Data shown:
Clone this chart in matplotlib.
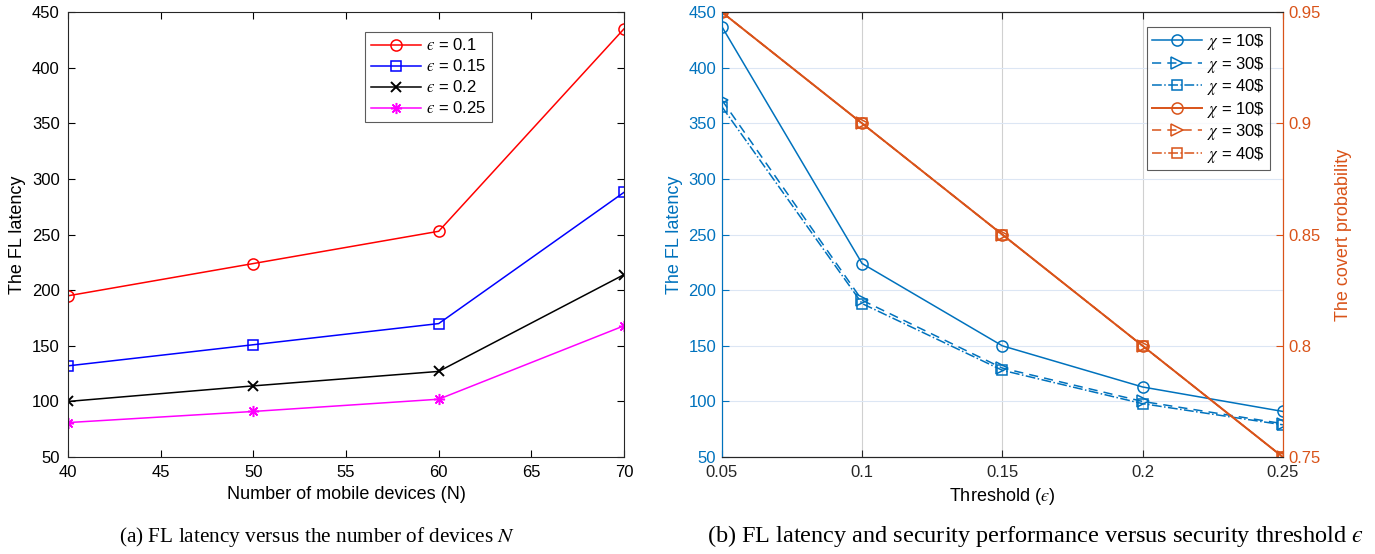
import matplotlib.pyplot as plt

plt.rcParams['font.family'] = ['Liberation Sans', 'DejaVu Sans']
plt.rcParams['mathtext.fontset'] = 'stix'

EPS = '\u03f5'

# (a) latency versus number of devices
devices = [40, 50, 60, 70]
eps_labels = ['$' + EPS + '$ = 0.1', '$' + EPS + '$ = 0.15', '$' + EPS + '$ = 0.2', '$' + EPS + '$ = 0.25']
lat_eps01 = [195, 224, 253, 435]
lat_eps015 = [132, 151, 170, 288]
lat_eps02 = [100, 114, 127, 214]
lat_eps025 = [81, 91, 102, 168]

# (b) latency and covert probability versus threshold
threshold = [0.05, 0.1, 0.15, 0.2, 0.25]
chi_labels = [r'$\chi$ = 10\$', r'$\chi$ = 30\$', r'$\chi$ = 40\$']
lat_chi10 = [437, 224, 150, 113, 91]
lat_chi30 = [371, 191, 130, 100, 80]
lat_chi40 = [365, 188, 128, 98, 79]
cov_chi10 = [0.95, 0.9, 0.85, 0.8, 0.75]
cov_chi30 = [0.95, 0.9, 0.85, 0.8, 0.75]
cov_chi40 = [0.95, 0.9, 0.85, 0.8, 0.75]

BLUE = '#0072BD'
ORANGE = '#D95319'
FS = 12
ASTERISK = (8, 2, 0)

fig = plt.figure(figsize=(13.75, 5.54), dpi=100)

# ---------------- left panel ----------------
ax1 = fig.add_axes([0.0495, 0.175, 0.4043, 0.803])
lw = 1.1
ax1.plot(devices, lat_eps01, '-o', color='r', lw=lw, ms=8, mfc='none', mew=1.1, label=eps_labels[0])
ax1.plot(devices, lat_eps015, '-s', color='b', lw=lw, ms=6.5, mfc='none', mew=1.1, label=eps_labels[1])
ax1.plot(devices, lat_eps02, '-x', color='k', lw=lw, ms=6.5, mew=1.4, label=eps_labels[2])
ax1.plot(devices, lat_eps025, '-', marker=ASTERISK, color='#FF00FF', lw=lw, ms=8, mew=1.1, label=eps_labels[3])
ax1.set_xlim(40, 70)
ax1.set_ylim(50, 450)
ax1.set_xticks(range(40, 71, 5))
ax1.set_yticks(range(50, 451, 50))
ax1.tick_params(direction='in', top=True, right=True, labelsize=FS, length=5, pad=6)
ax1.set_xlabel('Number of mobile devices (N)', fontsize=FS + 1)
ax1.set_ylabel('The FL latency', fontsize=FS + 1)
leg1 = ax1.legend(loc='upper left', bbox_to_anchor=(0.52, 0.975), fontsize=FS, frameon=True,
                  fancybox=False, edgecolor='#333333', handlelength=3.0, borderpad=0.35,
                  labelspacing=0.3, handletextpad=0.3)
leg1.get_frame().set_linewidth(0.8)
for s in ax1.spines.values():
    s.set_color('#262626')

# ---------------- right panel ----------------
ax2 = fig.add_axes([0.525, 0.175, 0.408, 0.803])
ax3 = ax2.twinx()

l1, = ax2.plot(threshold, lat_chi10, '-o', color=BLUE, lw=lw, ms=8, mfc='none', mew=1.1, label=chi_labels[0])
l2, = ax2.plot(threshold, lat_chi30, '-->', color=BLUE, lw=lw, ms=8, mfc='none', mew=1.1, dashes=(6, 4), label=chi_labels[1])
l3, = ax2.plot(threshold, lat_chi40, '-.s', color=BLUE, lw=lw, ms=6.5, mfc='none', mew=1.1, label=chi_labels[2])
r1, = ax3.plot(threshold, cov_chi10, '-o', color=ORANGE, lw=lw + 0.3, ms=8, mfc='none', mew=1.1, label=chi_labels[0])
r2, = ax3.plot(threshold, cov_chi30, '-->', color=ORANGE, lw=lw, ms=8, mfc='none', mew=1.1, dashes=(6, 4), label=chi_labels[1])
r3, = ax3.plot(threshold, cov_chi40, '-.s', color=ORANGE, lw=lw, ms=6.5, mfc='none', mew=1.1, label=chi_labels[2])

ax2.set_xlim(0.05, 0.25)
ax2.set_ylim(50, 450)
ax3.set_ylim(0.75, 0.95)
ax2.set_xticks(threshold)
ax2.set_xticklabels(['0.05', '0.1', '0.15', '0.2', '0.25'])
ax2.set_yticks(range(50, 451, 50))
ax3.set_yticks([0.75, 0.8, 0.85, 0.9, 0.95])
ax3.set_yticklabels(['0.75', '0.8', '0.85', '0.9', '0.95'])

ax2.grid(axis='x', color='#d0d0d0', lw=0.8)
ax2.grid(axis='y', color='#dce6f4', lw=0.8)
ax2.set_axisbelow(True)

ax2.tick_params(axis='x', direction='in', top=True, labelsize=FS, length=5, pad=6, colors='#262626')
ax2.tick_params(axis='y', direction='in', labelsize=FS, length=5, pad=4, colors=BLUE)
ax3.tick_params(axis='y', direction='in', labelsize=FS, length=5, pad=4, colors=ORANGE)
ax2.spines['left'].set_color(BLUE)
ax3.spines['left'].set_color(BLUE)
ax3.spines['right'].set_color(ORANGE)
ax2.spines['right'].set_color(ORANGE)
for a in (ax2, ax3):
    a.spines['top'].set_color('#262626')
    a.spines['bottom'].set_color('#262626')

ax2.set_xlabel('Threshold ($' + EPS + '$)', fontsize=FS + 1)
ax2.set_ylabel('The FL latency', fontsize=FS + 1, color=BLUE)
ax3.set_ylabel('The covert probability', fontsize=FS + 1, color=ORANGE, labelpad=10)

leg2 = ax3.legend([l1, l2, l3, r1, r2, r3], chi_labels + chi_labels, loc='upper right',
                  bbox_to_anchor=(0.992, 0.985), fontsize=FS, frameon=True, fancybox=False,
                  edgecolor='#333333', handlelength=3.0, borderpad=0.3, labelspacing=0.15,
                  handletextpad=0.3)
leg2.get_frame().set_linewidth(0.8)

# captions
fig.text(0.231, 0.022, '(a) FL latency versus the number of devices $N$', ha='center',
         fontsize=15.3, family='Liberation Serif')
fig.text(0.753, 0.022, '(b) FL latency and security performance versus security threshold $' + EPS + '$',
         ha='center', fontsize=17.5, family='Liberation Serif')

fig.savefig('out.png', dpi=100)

Your task: Reproduce the full listing faithfully, but do not carry over any pictures.

Exercise solution:
Clone this chart in matplotlib.
import matplotlib.pyplot as plt

plt.rcParams['font.family'] = ['Liberation Sans', 'DejaVu Sans']
plt.rcParams['mathtext.fontset'] = 'stix'

EPS = '\u03f5'

# (a) latency versus number of devices
devices = [40, 50, 60, 70]
eps_labels = ['$' + EPS + '$ = 0.1', '$' + EPS + '$ = 0.15', '$' + EPS + '$ = 0.2', '$' + EPS + '$ = 0.25']
lat_eps01 = [195, 224, 253, 435]
lat_eps015 = [132, 151, 170, 288]
lat_eps02 = [100, 114, 127, 214]
lat_eps025 = [81, 91, 102, 168]

# (b) latency and covert probability versus threshold
threshold = [0.05, 0.1, 0.15, 0.2, 0.25]
chi_labels = [r'$\chi$ = 10\$', r'$\chi$ = 30\$', r'$\chi$ = 40\$']
lat_chi10 = [437, 224, 150, 113, 91]
lat_chi30 = [371, 191, 130, 100, 80]
lat_chi40 = [365, 188, 128, 98, 79]
cov_chi10 = [0.95, 0.9, 0.85, 0.8, 0.75]
cov_chi30 = [0.95, 0.9, 0.85, 0.8, 0.75]
cov_chi40 = [0.95, 0.9, 0.85, 0.8, 0.75]

BLUE = '#0072BD'
ORANGE = '#D95319'
FS = 12
ASTERISK = (8, 2, 0)

fig = plt.figure(figsize=(13.75, 5.54), dpi=100)

# ---------------- left panel ----------------
ax1 = fig.add_axes([0.0495, 0.175, 0.4043, 0.803])
lw = 1.1
ax1.plot(devices, lat_eps01, '-o', color='r', lw=lw, ms=8, mfc='none', mew=1.1, label=eps_labels[0])
ax1.plot(devices, lat_eps015, '-s', color='b', lw=lw, ms=6.5, mfc='none', mew=1.1, label=eps_labels[1])
ax1.plot(devices, lat_eps02, '-x', color='k', lw=lw, ms=6.5, mew=1.4, label=eps_labels[2])
ax1.plot(devices, lat_eps025, '-', marker=ASTERISK, color='#FF00FF', lw=lw, ms=8, mew=1.1, label=eps_labels[3])
ax1.set_xlim(40, 70)
ax1.set_ylim(50, 450)
ax1.set_xticks(range(40, 71, 5))
ax1.set_yticks(range(50, 451, 50))
ax1.tick_params(direction='in', top=True, right=True, labelsize=FS, length=5, pad=6)
ax1.set_xlabel('Number of mobile devices (N)', fontsize=FS + 1)
ax1.set_ylabel('The FL latency', fontsize=FS + 1)
leg1 = ax1.legend(loc='upper left', bbox_to_anchor=(0.52, 0.975), fontsize=FS, frameon=True,
                  fancybox=False, edgecolor='#333333', handlelength=3.0, borderpad=0.35,
                  labelspacing=0.3, handletextpad=0.3)
leg1.get_frame().set_linewidth(0.8)
for s in ax1.spines.values():
    s.set_color('#262626')

# ---------------- right panel ----------------
ax2 = fig.add_axes([0.525, 0.175, 0.408, 0.803])
ax3 = ax2.twinx()

l1, = ax2.plot(threshold, lat_chi10, '-o', color=BLUE, lw=lw, ms=8, mfc='none', mew=1.1, label=chi_labels[0])
l2, = ax2.plot(threshold, lat_chi30, '-->', color=BLUE, lw=lw, ms=8, mfc='none', mew=1.1, dashes=(6, 4), label=chi_labels[1])
l3, = ax2.plot(threshold, lat_chi40, '-.s', color=BLUE, lw=lw, ms=6.5, mfc='none', mew=1.1, label=chi_labels[2])
r1, = ax3.plot(threshold, cov_chi10, '-o', color=ORANGE, lw=lw + 0.3, ms=8, mfc='none', mew=1.1, label=chi_labels[0])
r2, = ax3.plot(threshold, cov_chi30, '-->', color=ORANGE, lw=lw, ms=8, mfc='none', mew=1.1, dashes=(6, 4), label=chi_labels[1])
r3, = ax3.plot(threshold, cov_chi40, '-.s', color=ORANGE, lw=lw, ms=6.5, mfc='none', mew=1.1, label=chi_labels[2])

ax2.set_xlim(0.05, 0.25)
ax2.set_ylim(50, 450)
ax3.set_ylim(0.75, 0.95)
ax2.set_xticks(threshold)
ax2.set_xticklabels(['0.05', '0.1', '0.15', '0.2', '0.25'])
ax2.set_yticks(range(50, 451, 50))
ax3.set_yticks([0.75, 0.8, 0.85, 0.9, 0.95])
ax3.set_yticklabels(['0.75', '0.8', '0.85', '0.9', '0.95'])

ax2.grid(axis='x', color='#d0d0d0', lw=0.8)
ax2.grid(axis='y', color='#dce6f4', lw=0.8)
ax2.set_axisbelow(True)

ax2.tick_params(axis='x', direction='in', top=True, labelsize=FS, length=5, pad=6, colors='#262626')
ax2.tick_params(axis='y', direction='in', labelsize=FS, length=5, pad=4, colors=BLUE)
ax3.tick_params(axis='y', direction='in', labelsize=FS, length=5, pad=4, colors=ORANGE)
ax2.spines['left'].set_color(BLUE)
ax3.spines['left'].set_color(BLUE)
ax3.spines['right'].set_color(ORANGE)
ax2.spines['right'].set_color(ORANGE)
for a in (ax2, ax3):
    a.spines['top'].set_color('#262626')
    a.spines['bottom'].set_color('#262626')

ax2.set_xlabel('Threshold ($' + EPS + '$)', fontsize=FS + 1)
ax2.set_ylabel('The FL latency', fontsize=FS + 1, color=BLUE)
ax3.set_ylabel('The covert probability', fontsize=FS + 1, color=ORANGE, labelpad=10)

leg2 = ax3.legend([l1, l2, l3, r1, r2, r3], chi_labels + chi_labels, loc='upper right',
                  bbox_to_anchor=(0.992, 0.985), fontsize=FS, frameon=True, fancybox=False,
                  edgecolor='#333333', handlelength=3.0, borderpad=0.3, labelspacing=0.15,
                  handletextpad=0.3)
leg2.get_frame().set_linewidth(0.8)

# captions
fig.text(0.231, 0.022, '(a) FL latency versus the number of devices $N$', ha='center',
         fontsize=15.3, family='Liberation Serif')
fig.text(0.753, 0.022, '(b) FL latency and security performance versus security threshold $' + EPS + '$',
         ha='center', fontsize=17.5, family='Liberation Serif')

fig.savefig('out.png', dpi=100)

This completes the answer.